A star is born when large clouds of gas and dust in galaxies begin to contract and condense due to the force of gravity; eventually, the mass of gas and dust begins to collapse and its center heats up. This hot core becomes the new star. The remaining material rotates in a disc around the star and can give birth to new planets. This is how solar systems are formed.
This particular one, described in a study published this week in Nature, was observed by researchers from the University of Copenhagen’s Niels Bohr Institute with the ALMA telescopes — a group of 66 telescopes in Chile. The researchers were able to observe the protostar in its very early stage, when a powerful wind of space material was ejected from the star.
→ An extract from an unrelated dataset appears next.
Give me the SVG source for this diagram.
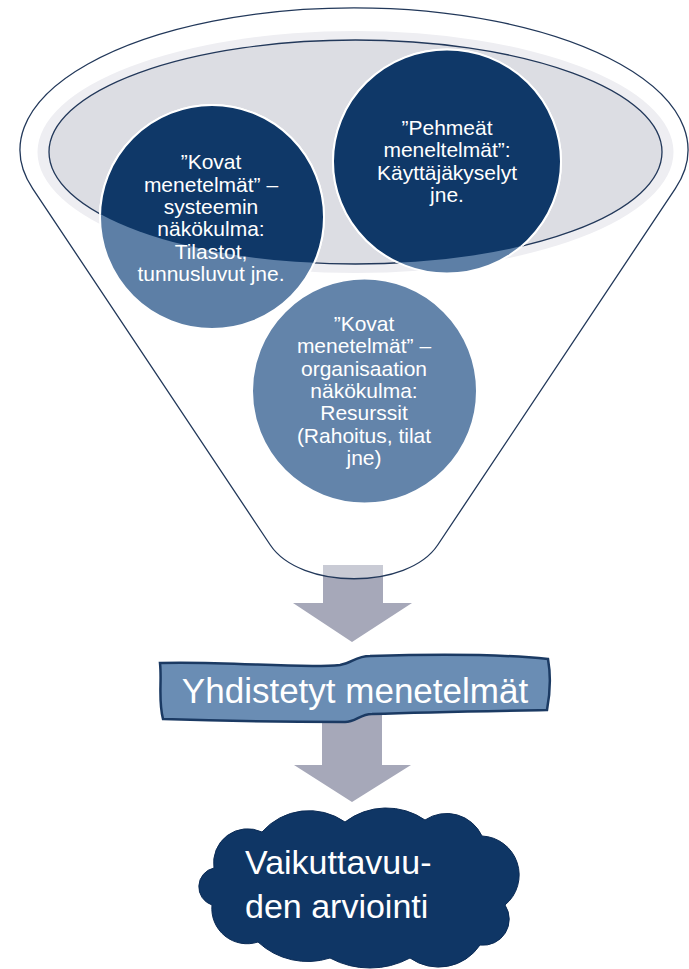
<svg xmlns="http://www.w3.org/2000/svg" width="689" height="969" viewBox="0 0 689 969">
<style>
.t{font-family:"Liberation Sans",Arial,sans-serif;fill:#fff;text-anchor:middle}
.c21{font-size:21px}
.arrow{fill:#a6a8b9}
</style>
<defs>
<clipPath id="inner"><ellipse cx="355.5" cy="152" rx="306.5" ry="112"/></clipPath>
</defs>
<rect width="689" height="969" fill="#fff"/>
<g id="connectors">
<polygon class="arrow" points="323,565 383,565 383,603 412,603 352,642 293,603 323,603"/>
<polygon class="arrow" points="322,715 382,715 382,765 411,765 352,802 294,765 322,765"/>
</g>
<g id="funnel">
<path d="M32.7,188.6 A334,142 0 1 1 675.3,188.6 L437.7,545 C407.7,590 300.3,590 270.3,545 Z" fill="#fff" fill-opacity="0.4" stroke="#22385a" stroke-width="1.3"/>
<ellipse cx="355.5" cy="152" rx="318" ry="121" fill="#eeeef2"/>
<ellipse cx="355.5" cy="152" rx="306.5" ry="112" fill="#dcdde3" stroke="#22385a" stroke-width="1.3"/>
</g>
<g id="circleA">
<circle cx="212" cy="217" r="112" fill="#5d7fa6" stroke="#fff" stroke-width="2"/>
<circle cx="212" cy="217" r="112" fill="#0f3868" stroke="#fff" stroke-width="2" clip-path="url(#inner)"/>
<text class="t c21"><tspan x="211" y="169.3">”Kovat</tspan><tspan x="211" y="191.7">menetelmät” –</tspan><tspan x="211" y="214">systeemin</tspan><tspan x="211" y="236.4">näkökulma:</tspan><tspan x="211" y="258.8">Tilastot,</tspan><tspan x="211" y="281.2">tunnusluvut jne.</tspan></text>
</g>
<g id="circleB">
<ellipse cx="447" cy="161.5" rx="114" ry="112" fill="#5d7fa6" stroke="#fff" stroke-width="2"/>
<ellipse cx="447" cy="161.5" rx="114" ry="112" fill="#0f3868" stroke="#fff" stroke-width="2" clip-path="url(#inner)"/>
<text class="t c21"><tspan x="447" y="135">”Pehmeät</tspan><tspan x="447" y="157.4">meneltelmät”:</tspan><tspan x="447" y="179.8">Käyttäjäkyselyt</tspan><tspan x="447" y="202.2">jne.</tspan></text>
</g>
<g id="circleC">
<circle cx="364.5" cy="391" r="112.5" fill="#6384aa" stroke="#fff" stroke-width="2"/>
<text class="t c21"><tspan x="364" y="330.7">”Kovat</tspan><tspan x="364" y="353.1">menetelmät” –</tspan><tspan x="364" y="375.5">organisaation</tspan><tspan x="364" y="397.9">näkökulma:</tspan><tspan x="364" y="420.3">Resurssit</tspan><tspan x="364" y="442.7">(Rahoitus, tilat</tspan><tspan x="364" y="465.1">jne)</tspan></text>
</g>
<g id="banner">
<path d="M160,663 C230,661 300,669 340,665 C352,663 356,656 370,656 C430,654 500,654 548,659 C551,676 550,694 547,710 C490,711 430,712 372,714 C360,714 356,722 345,722 C290,722 220,721 163,719 C158,700 162,682 160,663 Z" fill="#6a8db4" stroke="#1b3a63" stroke-width="2.5"/>
<text class="t" x="355" y="703" font-size="35">Yhdistetyt menetelmät</text>
</g>
<g id="cloud">
<path d="M214,868 A34,34 0 0 1 262,832 A62.6,62.6 0 0 1 345,822 A68,68 0 0 1 425,820 A39,39 0 0 1 482,836 A39,39 0 0 1 505,905 A26,26 0 0 1 480,945 A49.7,49.7 0 0 1 410,958 A85,85 0 0 1 330,958 A73,73 0 0 1 258,942 A35.2,35.2 0 0 1 212,905 A19.2,19.2 0 0 1 214,868 Z" fill="#0f3665" stroke="#0b2b55" stroke-width="1"/>
<text class="t" font-size="34" style="text-anchor:start"><tspan x="245" y="874">Vaikuttavuu-</tspan><tspan x="245" y="918">den arviointi</tspan></text>
</g>
</svg>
“We see how the wind, like a tornado, lifts material and gas up from the rotary disc, which is in the process of forming a new solar system,” Per Bjerkeli, a postdoc in astrophysics and planetary science at the Niels Bohr Institute and Chalmers University of Technology in Sweden, said in a statement.
The observations revealed that the star’s whirlwind didn’t originate from the center of the rotating disc of gas and dust, as researchers expected. Instead, it formed across the entire disc, says Jes Jørgensen, associate professor in astrophysics and planetary science at the Niels Bohr Institute and the Centre for Star and Planet Formation at the University of Copenhagen.
Next, the researchers want to figure out if the star’s ejected gas eventually falls back into the rotating disc and contributes to the formation of new planets.